Nam Ou river at sunset from Muang Ngoi

Generally speaking the restaurants in Muang Ngoi could be bit hit and miss, like the time we went the one owned by our guesthouse, which looked more like a shed full of children's shoes and toys than a restaurant and waited over half an hour to get fried rice. Not that you can blame Nicksa, the nice lady that owned the place, she seemed completely snowed under, running the guesthouse and the restaurant, doing DIY, laundry, cooking, hacking down the occasional banana tree and chasing after more small children than we could count.
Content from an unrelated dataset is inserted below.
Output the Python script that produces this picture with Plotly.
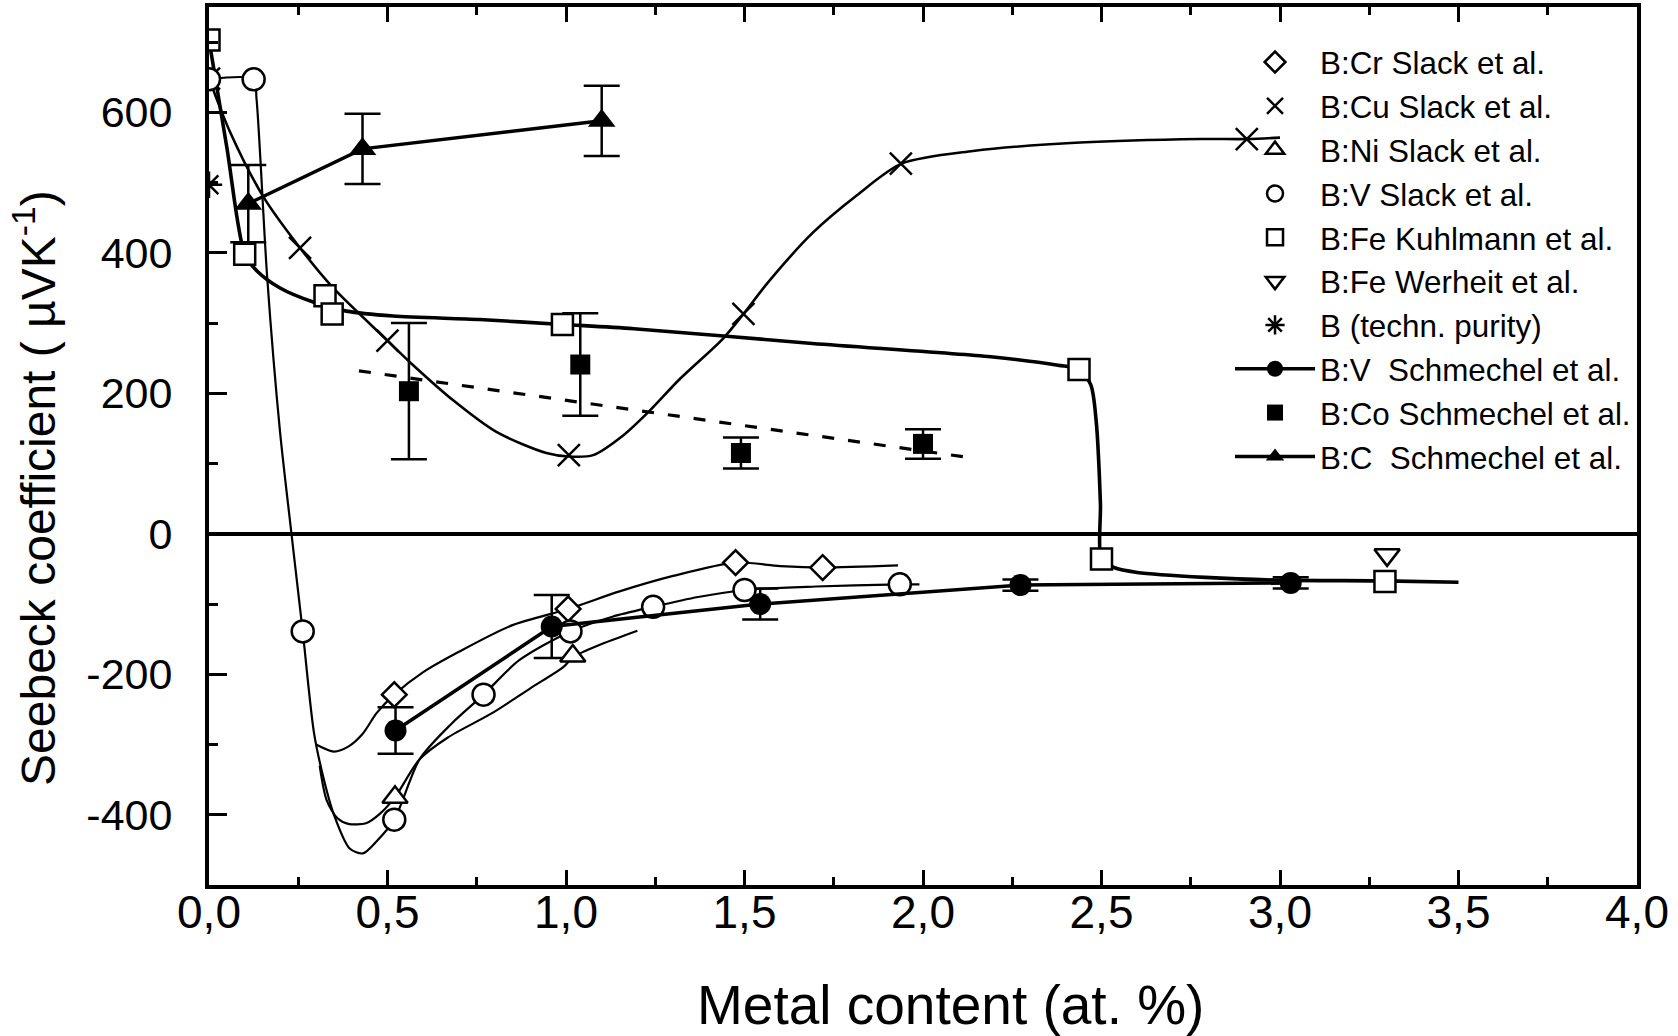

One afternoon we somehow got left with two of her toddlers, who seemed content enough to stay with us. They proceeded to beg for crisps, throw leaves everywhere and take all the empty water bottles out of our bin. All our interactions with kids were a little like being attacked by the touts in the cities. They would run after us down the street giggling and shouting in Lao. One little boy attached himself to the bag and followed Theo down the street. It was with great sadness that we waved goodbye to the hammocks and the view and the dusty street and the chickens and finally, the Resting Lady.